- **Work to do**
Print exactly the lines from the first one down to the line that contains "Temporal Credit Assignment</text>", both included, and skip the pictures.

- **Data extract**
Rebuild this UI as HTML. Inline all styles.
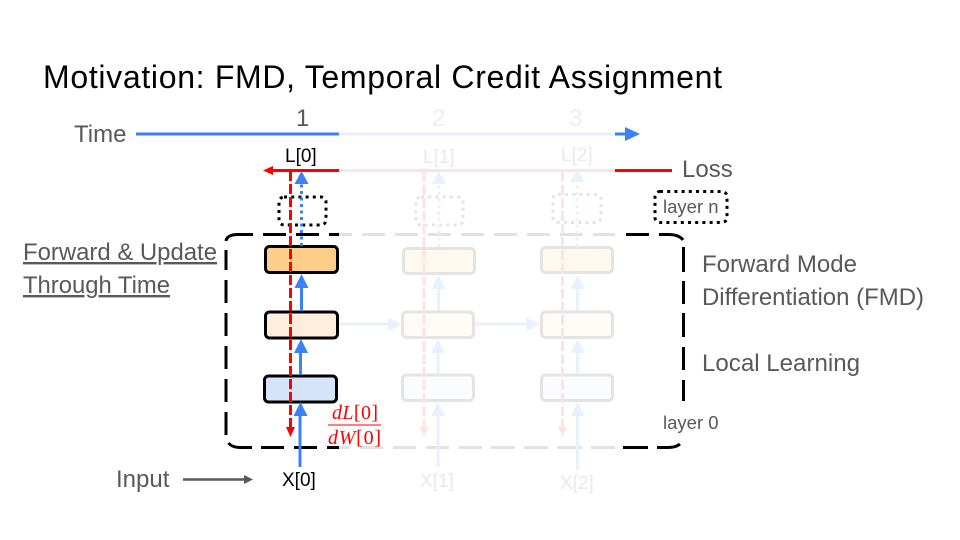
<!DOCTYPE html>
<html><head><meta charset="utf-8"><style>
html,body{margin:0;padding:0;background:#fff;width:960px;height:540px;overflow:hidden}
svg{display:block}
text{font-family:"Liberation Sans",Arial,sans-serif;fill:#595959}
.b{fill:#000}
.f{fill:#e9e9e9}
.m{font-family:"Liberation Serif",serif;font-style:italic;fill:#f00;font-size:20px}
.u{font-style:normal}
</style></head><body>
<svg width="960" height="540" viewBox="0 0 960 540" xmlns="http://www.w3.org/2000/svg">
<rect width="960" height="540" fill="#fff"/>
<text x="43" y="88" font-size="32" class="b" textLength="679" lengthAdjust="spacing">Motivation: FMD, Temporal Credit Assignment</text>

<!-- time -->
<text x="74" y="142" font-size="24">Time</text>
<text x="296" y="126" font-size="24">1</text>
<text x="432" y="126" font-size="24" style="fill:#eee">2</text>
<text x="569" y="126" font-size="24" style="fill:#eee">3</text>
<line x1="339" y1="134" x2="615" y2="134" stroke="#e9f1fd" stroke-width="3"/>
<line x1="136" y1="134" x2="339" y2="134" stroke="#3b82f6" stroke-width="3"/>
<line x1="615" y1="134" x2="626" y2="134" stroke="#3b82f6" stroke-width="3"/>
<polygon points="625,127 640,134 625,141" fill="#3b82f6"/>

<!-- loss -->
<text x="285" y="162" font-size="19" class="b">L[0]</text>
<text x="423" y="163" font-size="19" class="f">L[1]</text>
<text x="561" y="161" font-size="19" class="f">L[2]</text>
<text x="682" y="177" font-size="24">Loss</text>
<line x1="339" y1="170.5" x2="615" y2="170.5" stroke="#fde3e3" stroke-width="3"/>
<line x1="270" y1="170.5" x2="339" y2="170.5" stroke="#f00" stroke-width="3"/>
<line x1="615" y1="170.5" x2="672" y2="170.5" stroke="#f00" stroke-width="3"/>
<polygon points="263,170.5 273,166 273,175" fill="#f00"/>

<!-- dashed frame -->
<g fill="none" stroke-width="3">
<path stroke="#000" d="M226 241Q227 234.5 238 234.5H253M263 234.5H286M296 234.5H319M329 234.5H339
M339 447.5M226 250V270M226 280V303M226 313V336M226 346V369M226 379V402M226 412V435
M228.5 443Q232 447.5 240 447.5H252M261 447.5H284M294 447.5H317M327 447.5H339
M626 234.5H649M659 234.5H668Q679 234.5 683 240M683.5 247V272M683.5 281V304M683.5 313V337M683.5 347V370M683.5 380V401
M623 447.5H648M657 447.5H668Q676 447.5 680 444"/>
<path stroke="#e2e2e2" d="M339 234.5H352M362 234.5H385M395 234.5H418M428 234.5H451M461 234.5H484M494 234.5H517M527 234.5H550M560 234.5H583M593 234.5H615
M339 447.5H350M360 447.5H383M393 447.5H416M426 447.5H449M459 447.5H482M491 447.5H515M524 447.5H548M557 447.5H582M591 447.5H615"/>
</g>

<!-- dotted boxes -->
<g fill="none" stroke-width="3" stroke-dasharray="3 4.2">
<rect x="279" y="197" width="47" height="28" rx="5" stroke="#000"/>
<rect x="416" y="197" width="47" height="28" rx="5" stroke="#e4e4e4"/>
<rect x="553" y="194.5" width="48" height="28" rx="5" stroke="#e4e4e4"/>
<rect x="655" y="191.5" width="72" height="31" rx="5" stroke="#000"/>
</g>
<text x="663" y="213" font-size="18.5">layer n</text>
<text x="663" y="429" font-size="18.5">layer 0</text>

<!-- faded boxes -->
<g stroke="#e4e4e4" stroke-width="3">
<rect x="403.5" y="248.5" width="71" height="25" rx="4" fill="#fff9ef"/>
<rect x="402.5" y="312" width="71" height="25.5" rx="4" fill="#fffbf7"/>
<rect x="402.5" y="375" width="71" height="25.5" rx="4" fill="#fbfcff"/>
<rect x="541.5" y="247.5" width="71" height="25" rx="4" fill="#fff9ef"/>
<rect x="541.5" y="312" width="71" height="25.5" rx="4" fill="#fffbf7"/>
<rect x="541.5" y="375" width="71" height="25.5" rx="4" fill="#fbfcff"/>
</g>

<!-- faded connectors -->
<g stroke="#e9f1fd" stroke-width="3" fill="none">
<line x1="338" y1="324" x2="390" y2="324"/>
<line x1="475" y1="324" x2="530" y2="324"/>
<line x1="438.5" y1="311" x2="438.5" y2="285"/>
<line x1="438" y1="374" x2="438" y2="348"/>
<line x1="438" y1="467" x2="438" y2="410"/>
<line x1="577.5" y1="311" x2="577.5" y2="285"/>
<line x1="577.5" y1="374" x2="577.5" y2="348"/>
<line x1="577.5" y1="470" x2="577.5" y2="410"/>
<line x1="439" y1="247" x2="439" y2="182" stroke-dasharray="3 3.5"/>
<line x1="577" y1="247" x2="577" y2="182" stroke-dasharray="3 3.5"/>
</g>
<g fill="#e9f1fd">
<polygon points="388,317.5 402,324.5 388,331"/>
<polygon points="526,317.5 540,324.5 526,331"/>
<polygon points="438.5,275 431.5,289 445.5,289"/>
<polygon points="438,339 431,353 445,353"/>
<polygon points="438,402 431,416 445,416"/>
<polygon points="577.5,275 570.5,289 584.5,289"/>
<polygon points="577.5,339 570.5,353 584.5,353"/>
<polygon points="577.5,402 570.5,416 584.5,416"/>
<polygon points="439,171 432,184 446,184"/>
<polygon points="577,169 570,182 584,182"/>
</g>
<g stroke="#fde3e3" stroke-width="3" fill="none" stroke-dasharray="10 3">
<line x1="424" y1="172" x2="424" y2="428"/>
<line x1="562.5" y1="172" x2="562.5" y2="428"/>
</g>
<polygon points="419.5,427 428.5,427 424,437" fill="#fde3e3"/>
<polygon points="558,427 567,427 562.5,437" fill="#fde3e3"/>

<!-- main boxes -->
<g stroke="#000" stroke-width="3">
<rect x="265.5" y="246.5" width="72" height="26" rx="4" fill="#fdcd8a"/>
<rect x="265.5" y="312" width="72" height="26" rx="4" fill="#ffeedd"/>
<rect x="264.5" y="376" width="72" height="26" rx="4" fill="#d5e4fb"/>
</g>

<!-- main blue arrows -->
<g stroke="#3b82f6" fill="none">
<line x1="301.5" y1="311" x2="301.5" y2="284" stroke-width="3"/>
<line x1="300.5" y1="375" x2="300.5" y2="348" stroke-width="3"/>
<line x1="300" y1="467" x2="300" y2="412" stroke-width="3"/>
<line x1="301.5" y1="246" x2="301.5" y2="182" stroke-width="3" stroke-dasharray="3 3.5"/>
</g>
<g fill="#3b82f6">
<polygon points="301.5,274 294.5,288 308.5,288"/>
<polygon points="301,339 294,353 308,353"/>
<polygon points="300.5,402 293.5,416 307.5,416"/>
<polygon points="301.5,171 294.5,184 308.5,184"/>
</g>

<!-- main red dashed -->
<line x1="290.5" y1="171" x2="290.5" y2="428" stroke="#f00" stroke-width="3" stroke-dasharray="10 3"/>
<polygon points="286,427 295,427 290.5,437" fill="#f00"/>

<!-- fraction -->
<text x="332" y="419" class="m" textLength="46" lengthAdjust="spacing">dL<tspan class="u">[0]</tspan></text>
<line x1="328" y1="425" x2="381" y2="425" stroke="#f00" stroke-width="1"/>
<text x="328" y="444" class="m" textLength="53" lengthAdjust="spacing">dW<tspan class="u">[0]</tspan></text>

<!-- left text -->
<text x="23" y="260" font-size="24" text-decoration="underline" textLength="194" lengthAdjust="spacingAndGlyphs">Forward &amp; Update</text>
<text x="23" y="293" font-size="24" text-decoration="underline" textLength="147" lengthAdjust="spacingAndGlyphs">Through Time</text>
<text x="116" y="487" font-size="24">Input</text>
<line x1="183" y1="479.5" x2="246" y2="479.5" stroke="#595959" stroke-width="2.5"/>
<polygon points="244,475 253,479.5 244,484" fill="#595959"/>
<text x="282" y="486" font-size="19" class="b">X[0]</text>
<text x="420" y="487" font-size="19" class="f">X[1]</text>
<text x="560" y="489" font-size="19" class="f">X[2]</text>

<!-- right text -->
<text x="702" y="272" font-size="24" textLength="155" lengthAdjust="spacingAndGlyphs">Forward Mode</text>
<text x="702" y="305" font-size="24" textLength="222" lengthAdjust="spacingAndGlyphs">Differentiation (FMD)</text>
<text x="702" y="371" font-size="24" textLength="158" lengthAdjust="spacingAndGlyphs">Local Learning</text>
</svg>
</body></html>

- **Reply to the exercise**
Rebuild this UI as HTML. Inline all styles.
<!DOCTYPE html>
<html><head><meta charset="utf-8"><style>
html,body{margin:0;padding:0;background:#fff;width:960px;height:540px;overflow:hidden}
svg{display:block}
text{font-family:"Liberation Sans",Arial,sans-serif;fill:#595959}
.b{fill:#000}
.f{fill:#e9e9e9}
.m{font-family:"Liberation Serif",serif;font-style:italic;fill:#f00;font-size:20px}
.u{font-style:normal}
</style></head><body>
<svg width="960" height="540" viewBox="0 0 960 540" xmlns="http://www.w3.org/2000/svg">
<rect width="960" height="540" fill="#fff"/>
<text x="43" y="88" font-size="32" class="b" textLength="679" lengthAdjust="spacing">Motivation: FMD, Temporal Credit Assignment</text>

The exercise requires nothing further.